==== GIVEN DATA

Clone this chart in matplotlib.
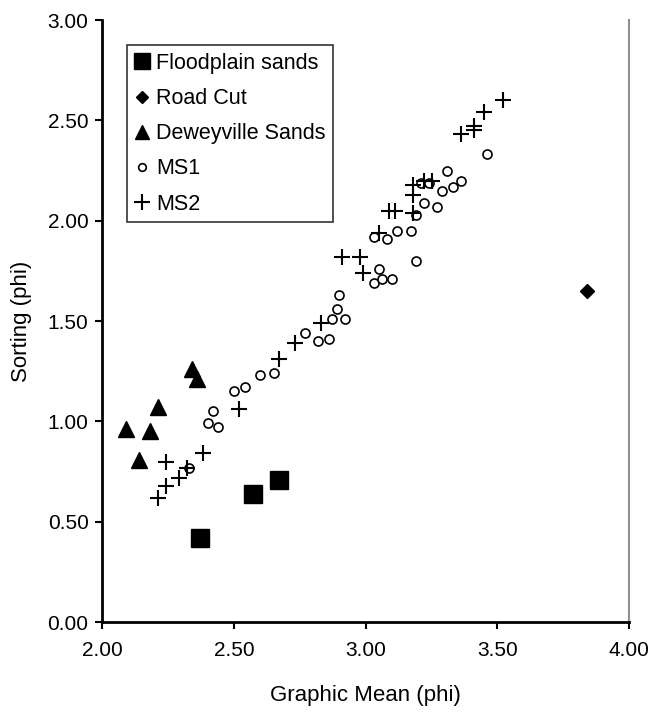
import matplotlib
matplotlib.use("Agg")
import matplotlib.pyplot as plt
from matplotlib.lines import Line2D

plt.rcParams['font.family'] = ['Liberation Sans', 'DejaVu Sans']

# Floodplain sands
flood_x = [2.37, 2.57, 2.67]
flood_y = [0.42, 0.64, 0.71]
# Road Cut
road_x = [3.84]
road_y = [1.65]
# Deweyville Sands
dewey_x = [2.09, 2.18, 2.21, 2.14, 2.34, 2.36]
dewey_y = [0.96, 0.95, 1.07, 0.81, 1.26, 1.21]
# MS1
ms1_x = [2.33, 2.40, 2.42, 2.44, 2.50, 2.54, 2.60, 2.65, 2.77, 2.82, 2.86, 2.87,
         2.89, 2.90, 2.92, 3.03, 3.05, 3.06, 3.10, 3.19, 3.03, 3.08, 3.12, 3.17,
         3.19, 3.22, 3.27, 3.21, 3.24, 3.29, 3.33, 3.36, 3.31, 3.46]
ms1_y = [0.77, 0.99, 1.05, 0.97, 1.15, 1.17, 1.23, 1.24, 1.44, 1.40, 1.41, 1.51,
         1.56, 1.63, 1.51, 1.69, 1.76, 1.71, 1.71, 1.80, 1.92, 1.91, 1.95, 1.95,
         2.03, 2.09, 2.07, 2.19, 2.19, 2.15, 2.17, 2.20, 2.25, 2.33]
# MS2
ms2_x = [2.21, 2.24, 2.29, 2.32, 2.24, 2.38, 2.52, 2.67, 2.73, 2.83, 2.91, 2.98,
         2.99, 3.05, 3.09, 3.11, 3.18, 3.18, 3.18, 3.22, 3.25, 3.36, 3.41, 3.41,
         3.45, 3.52]
ms2_y = [0.62, 0.68, 0.72, 0.77, 0.80, 0.84, 1.06, 1.31, 1.39, 1.49, 1.82, 1.82,
         1.74, 1.94, 2.05, 2.05, 2.04, 2.13, 2.18, 2.20, 2.20, 2.43, 2.45, 2.47,
         2.54, 2.60]

xticks = [2.0, 2.5, 3.0, 3.5, 4.0]
yticks = [0.0, 0.5, 1.0, 1.5, 2.0, 2.5, 3.0]

fig = plt.figure(figsize=(6.54, 7.15), dpi=100)
ax = fig.add_axes([0.1567, 0.130, 0.8051, 0.842])

ax.plot(flood_x, flood_y, ls='none', marker='s', ms=13, color='black')
ax.plot(road_x, road_y, ls='none', marker='D', ms=7, color='black')
ax.plot(dewey_x, dewey_y, ls='none', marker='^', ms=11, color='black')
ax.plot(ms1_x, ms1_y, ls='none', marker='o', ms=6.5, mfc='white', mec='black', mew=1.2)
ax.plot(ms2_x, ms2_y, ls='none', marker='+', ms=11, color='black', mew=1.5)

ax.set_xlim(2.0, 4.0)
ax.set_ylim(0.0, 3.0)
ax.set_xticks(xticks)
ax.set_yticks(yticks)
ax.set_xticklabels([f"{v:.2f}" for v in xticks])
ax.set_yticklabels([f"{v:.2f}" for v in yticks])
ax.tick_params(direction='out', length=5, width=1.5, labelsize=15, colors='black')
ax.tick_params(axis='x', pad=9)
ax.tick_params(axis='y', pad=5)

for s in ['left', 'bottom']:
    ax.spines[s].set_linewidth(2)
    ax.spines[s].set_color('black')
ax.spines['right'].set_color('#909090')
ax.spines['right'].set_linewidth(1.5)
ax.spines['top'].set_visible(False)

ax.set_xlabel('Graphic Mean (phi)', fontsize=16, labelpad=18)
ax.set_ylabel('Sorting (phi)', fontsize=16, labelpad=11)

handles = [
    Line2D([], [], ls='none', marker='s', ms=12, color='black'),
    Line2D([], [], ls='none', marker='D', ms=6, color='black'),
    Line2D([], [], ls='none', marker='^', ms=10, color='black'),
    Line2D([], [], ls='none', marker='o', ms=5.5, mfc='white', mec='black', mew=1.2),
    Line2D([], [], ls='none', marker='+', ms=11, color='black', mew=1.5),
]
labels = ['Floodplain sands', 'Road Cut', 'Deweyville Sands', 'MS1', 'MS2']
leg = ax.legend(handles, labels, loc='upper left', bbox_to_anchor=(0.0465, 0.958),
                frameon=True, fancybox=False, edgecolor='black', fontsize=15.5,
                handlelength=0.7, handletextpad=0.3, borderpad=0.35,
                labelspacing=0.66, borderaxespad=0.0)
leg.get_frame().set_linewidth(1.2)

fig.savefig('out.png', dpi=100)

========

Transcribe the opening line of the listing above, please, and every line after it through the line with "plt.rcParams['font.family'] = ['Liberation", word for word, without pictures.

• RESULT OF THE TASK:
Clone this chart in matplotlib.
import matplotlib
matplotlib.use("Agg")
import matplotlib.pyplot as plt
from matplotlib.lines import Line2D

plt.rcParams['font.family'] = ['Liberation Sans', 'DejaVu Sans']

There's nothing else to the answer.